People keep talking in terms of "months" for a turn around, but they probably should be talking in terms of "years"...
No one wants to say that though.
 
Pure speculation on my part, but I believe the big losers will be the mega-universities and prestige schools that typically draw students from all over the country/world. Community colleges, smaller residential colleges, and existing on-line learning may well see increased demand.

It makes little sense to spend big money to attend a residential college 1000 miles away with the risk of the school promptly switching to an on-line learning format or, worse still, cancelling classes mid-semester.
 
In this area, it seems to be the little upscale private liberal arts institutions that are struggling.

Syracuse University seems to be having trouble convincing some parents that it's worth paying $53,849.00/year for their kids to sit home in their underwear while earning a degree. The University has an endowment estimated at $1,390,000,000.00 so I think that they will be able to muddle through.

The others seem to fall between those two extremes.
 
The University of Missouri has already announced quite a few layoffs and cutbacks. One of their biggest "revenues" is their sports programs, which draw huge crowds, paying high dollars for stadium seats, etc., and the lack of paying fans will cost them 10's of millions.
 
Pure speculation on my part, but I believe the big losers will be the mega-universities and prestige schools that typically draw students from all over the country/world.

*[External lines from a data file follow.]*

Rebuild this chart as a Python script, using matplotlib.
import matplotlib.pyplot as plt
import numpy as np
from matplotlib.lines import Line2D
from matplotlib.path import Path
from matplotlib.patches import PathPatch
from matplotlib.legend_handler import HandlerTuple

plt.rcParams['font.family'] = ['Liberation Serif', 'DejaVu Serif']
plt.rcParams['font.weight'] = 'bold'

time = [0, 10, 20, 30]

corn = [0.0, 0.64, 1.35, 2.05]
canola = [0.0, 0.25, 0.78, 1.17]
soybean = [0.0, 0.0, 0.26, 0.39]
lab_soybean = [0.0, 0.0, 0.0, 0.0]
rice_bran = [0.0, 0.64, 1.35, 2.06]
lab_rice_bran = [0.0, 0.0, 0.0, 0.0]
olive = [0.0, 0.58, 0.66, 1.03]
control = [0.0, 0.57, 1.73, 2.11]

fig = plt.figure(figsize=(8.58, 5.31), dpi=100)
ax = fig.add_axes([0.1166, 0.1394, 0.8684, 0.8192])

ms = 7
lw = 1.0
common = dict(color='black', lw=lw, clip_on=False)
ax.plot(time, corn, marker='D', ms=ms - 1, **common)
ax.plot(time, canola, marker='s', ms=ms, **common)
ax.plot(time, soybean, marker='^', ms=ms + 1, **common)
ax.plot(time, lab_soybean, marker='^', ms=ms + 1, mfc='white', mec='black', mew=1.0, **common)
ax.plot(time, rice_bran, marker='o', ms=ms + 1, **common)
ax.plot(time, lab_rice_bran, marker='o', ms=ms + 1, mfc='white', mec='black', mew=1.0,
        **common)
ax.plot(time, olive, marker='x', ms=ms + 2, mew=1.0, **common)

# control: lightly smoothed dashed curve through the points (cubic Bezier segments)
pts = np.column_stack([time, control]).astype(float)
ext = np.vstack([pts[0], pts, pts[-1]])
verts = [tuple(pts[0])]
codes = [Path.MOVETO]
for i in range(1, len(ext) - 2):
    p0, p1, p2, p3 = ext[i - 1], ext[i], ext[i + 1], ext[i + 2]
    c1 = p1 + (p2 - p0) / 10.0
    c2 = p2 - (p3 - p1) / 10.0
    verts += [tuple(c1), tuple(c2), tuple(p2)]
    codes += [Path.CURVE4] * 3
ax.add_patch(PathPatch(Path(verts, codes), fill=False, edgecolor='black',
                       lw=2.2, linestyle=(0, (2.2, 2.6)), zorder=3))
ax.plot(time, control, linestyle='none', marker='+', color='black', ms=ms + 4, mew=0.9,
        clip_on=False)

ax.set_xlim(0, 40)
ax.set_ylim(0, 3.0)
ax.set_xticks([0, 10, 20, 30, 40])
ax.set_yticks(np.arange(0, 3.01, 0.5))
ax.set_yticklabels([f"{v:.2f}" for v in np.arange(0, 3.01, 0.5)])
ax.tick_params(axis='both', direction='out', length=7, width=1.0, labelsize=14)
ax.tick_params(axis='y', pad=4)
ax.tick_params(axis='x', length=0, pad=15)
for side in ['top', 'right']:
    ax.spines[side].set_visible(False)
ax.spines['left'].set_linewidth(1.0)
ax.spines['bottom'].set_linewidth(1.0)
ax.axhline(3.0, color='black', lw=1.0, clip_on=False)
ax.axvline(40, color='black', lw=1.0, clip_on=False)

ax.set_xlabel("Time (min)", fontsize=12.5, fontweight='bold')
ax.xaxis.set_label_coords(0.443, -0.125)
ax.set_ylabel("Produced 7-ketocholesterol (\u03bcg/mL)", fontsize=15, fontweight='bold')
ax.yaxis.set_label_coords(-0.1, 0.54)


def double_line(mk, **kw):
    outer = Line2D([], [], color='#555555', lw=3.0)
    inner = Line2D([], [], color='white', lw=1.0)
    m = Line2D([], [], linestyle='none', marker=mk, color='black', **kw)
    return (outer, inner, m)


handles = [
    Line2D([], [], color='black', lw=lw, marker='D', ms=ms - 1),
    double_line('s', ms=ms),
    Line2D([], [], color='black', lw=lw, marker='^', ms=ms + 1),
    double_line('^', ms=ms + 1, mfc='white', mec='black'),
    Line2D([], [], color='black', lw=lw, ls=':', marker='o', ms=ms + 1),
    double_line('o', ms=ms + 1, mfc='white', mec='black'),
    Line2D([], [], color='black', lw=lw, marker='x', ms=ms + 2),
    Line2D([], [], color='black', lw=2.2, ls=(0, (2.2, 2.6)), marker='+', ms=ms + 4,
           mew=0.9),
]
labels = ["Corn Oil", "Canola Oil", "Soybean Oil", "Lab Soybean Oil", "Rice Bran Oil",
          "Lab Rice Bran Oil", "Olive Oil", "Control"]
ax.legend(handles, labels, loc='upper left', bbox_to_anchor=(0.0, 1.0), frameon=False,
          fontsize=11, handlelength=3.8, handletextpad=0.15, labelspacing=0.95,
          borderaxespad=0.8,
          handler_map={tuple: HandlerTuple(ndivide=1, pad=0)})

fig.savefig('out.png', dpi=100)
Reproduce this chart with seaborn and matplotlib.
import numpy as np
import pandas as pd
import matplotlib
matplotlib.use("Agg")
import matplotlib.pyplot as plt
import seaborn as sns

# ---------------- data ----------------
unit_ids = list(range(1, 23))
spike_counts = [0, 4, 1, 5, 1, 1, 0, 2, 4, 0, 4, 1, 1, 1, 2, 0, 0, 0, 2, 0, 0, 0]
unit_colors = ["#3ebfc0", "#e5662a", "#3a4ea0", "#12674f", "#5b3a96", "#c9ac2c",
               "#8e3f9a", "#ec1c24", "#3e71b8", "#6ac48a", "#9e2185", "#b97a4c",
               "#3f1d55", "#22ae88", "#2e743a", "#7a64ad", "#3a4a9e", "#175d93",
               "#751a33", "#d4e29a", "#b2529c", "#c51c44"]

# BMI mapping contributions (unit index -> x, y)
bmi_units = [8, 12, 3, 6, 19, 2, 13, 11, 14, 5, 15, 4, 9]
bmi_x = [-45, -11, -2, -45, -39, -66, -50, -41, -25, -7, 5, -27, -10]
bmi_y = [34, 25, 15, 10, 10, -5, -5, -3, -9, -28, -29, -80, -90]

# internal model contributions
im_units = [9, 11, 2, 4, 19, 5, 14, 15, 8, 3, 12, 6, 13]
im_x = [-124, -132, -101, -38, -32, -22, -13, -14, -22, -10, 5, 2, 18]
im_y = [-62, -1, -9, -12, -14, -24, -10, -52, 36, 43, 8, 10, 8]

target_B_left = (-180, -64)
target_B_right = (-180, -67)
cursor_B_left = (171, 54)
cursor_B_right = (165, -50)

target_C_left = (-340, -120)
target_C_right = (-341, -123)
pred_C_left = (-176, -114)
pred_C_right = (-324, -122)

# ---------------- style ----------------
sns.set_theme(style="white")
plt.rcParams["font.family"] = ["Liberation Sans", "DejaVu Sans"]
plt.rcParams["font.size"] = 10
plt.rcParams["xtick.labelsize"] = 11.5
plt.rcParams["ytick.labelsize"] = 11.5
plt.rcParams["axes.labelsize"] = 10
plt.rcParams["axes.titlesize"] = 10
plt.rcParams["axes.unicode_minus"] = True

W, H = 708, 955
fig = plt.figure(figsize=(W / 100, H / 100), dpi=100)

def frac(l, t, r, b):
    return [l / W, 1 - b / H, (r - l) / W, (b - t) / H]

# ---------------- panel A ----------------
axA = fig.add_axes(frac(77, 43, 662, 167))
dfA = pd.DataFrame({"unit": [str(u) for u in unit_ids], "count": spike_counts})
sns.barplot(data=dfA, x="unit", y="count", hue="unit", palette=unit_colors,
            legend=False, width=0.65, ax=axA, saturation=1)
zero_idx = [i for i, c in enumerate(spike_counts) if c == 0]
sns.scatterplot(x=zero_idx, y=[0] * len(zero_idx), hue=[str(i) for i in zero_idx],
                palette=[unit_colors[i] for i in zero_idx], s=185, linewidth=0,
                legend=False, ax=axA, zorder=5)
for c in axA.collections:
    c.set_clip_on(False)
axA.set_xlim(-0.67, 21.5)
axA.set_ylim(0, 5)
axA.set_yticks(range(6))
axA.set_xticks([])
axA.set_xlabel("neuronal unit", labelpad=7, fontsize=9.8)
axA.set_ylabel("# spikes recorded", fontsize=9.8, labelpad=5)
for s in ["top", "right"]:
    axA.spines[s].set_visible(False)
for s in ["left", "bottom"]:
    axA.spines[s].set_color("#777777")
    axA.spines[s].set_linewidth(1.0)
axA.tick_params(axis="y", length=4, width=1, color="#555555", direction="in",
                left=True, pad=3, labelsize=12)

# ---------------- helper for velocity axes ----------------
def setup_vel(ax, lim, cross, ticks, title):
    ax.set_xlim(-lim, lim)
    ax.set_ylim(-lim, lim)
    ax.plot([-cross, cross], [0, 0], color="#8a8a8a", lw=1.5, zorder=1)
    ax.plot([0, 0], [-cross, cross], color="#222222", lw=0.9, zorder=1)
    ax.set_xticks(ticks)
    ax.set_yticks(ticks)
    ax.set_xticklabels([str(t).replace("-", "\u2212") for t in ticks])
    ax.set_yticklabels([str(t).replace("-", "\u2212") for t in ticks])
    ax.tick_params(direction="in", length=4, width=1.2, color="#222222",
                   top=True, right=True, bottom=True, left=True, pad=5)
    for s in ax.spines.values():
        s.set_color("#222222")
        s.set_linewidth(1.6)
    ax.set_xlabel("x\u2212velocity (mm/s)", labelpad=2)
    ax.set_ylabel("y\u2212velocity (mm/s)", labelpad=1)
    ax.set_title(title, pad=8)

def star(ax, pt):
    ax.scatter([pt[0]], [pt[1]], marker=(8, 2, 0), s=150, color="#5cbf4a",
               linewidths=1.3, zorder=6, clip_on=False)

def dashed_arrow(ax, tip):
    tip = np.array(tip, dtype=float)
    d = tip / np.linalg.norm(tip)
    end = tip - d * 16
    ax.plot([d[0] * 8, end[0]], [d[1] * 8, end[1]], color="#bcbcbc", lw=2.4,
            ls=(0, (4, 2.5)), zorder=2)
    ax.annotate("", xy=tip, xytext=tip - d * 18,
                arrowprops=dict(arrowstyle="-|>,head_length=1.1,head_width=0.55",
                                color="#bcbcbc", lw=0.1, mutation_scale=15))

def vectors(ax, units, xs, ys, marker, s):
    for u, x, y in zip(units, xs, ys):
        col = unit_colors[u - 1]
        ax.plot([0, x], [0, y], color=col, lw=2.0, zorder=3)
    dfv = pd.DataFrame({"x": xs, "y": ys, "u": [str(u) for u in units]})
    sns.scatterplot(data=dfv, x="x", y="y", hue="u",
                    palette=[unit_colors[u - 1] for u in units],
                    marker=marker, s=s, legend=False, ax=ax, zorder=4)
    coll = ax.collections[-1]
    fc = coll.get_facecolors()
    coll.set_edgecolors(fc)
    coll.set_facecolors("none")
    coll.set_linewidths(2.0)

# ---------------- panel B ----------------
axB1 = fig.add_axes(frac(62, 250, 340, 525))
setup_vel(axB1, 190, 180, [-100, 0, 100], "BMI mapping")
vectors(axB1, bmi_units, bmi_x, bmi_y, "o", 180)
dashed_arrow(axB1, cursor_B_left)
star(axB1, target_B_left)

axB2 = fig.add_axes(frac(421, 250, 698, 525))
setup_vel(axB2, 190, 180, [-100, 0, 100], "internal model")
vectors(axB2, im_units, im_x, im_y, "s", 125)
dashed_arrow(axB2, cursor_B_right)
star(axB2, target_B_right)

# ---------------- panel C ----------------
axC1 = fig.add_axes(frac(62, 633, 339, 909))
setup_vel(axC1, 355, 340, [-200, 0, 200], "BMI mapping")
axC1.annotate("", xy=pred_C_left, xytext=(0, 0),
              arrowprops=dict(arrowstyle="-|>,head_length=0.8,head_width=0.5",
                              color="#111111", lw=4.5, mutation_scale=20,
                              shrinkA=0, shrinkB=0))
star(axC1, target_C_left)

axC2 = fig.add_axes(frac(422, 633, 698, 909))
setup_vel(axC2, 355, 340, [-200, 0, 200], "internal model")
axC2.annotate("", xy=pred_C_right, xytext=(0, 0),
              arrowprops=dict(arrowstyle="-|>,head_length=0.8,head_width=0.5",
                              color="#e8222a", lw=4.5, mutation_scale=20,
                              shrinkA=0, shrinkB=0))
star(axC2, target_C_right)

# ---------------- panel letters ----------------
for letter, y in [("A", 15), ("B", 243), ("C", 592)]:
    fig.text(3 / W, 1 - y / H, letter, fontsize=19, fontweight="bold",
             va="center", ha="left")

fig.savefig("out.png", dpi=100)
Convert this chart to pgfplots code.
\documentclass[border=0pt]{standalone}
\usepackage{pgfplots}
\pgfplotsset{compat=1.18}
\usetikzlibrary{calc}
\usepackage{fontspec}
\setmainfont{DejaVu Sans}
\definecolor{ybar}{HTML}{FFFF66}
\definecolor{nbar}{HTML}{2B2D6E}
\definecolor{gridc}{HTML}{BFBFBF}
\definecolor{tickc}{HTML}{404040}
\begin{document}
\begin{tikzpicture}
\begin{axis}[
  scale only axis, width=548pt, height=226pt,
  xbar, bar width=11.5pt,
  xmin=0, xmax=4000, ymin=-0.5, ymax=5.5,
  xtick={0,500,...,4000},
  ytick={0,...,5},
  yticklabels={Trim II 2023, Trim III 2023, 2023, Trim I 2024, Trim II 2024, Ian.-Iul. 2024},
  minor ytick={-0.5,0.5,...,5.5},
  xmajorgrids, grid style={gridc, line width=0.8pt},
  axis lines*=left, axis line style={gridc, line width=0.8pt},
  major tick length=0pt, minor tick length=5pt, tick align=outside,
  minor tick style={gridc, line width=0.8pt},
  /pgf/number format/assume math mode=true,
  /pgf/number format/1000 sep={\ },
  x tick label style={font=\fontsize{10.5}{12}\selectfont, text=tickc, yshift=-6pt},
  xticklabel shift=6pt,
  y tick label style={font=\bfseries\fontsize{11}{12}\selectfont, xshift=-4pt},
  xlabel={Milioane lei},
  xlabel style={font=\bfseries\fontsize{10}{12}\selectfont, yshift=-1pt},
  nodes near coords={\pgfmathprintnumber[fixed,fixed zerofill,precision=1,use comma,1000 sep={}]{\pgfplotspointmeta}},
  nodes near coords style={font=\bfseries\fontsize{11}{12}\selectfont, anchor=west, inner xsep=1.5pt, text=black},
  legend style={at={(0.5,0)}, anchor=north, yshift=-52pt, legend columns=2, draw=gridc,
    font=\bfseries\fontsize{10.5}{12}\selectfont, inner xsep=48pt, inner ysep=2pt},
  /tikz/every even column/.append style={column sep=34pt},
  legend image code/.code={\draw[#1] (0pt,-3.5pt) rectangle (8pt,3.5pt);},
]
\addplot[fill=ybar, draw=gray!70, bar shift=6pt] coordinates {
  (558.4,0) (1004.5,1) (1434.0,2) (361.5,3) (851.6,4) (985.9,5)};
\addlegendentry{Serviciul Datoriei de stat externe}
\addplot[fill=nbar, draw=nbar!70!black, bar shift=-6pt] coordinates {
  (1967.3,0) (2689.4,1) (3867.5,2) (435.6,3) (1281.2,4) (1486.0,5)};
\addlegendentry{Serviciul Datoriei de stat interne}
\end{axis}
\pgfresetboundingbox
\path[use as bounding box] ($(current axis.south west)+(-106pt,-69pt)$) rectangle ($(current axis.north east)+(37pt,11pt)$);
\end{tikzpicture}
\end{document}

Community colleges, smaller residential colleges, and existing on-line learning may well see increased demand.

It makes little sense to spend big money to attend a residential college 1000 miles away with the risk of the school promptly switching to an on-line learning format or, worse still, cancelling classes mid-semester.
I see it the other way. The smaller colleges are already feeling the effects of the virus here in PA. State run universities have seen decreased enrollments and some of the smaller private colleges are seeing likewise. Sports programs being cut, suspended and/or eliminated haven't helped either. A lot of kids choose a certain university based on their athletic performance. The Big 10 has already announced no football, but maybe make it a spring sport should we get a vaccine and a return to some normalcy.

ASU (Arizona State), which has about 70,000+ students has announced that they will return to class come 8/20. They will use preventative measures, but will hold classes. Classrooms are to be sterilized each evening. I can't even imagine the cost of that.
 
Every night on the news we see pictures of college kids who returned to school and party. Those kids get the virus, and the campus has to be shut down again. Not all kids attend those parties. So the ones who do are ruining it for the others. Since at the best vaccines are generally 75 percent effective according to Dr. Fauci and the CDC, we have a long road ahead.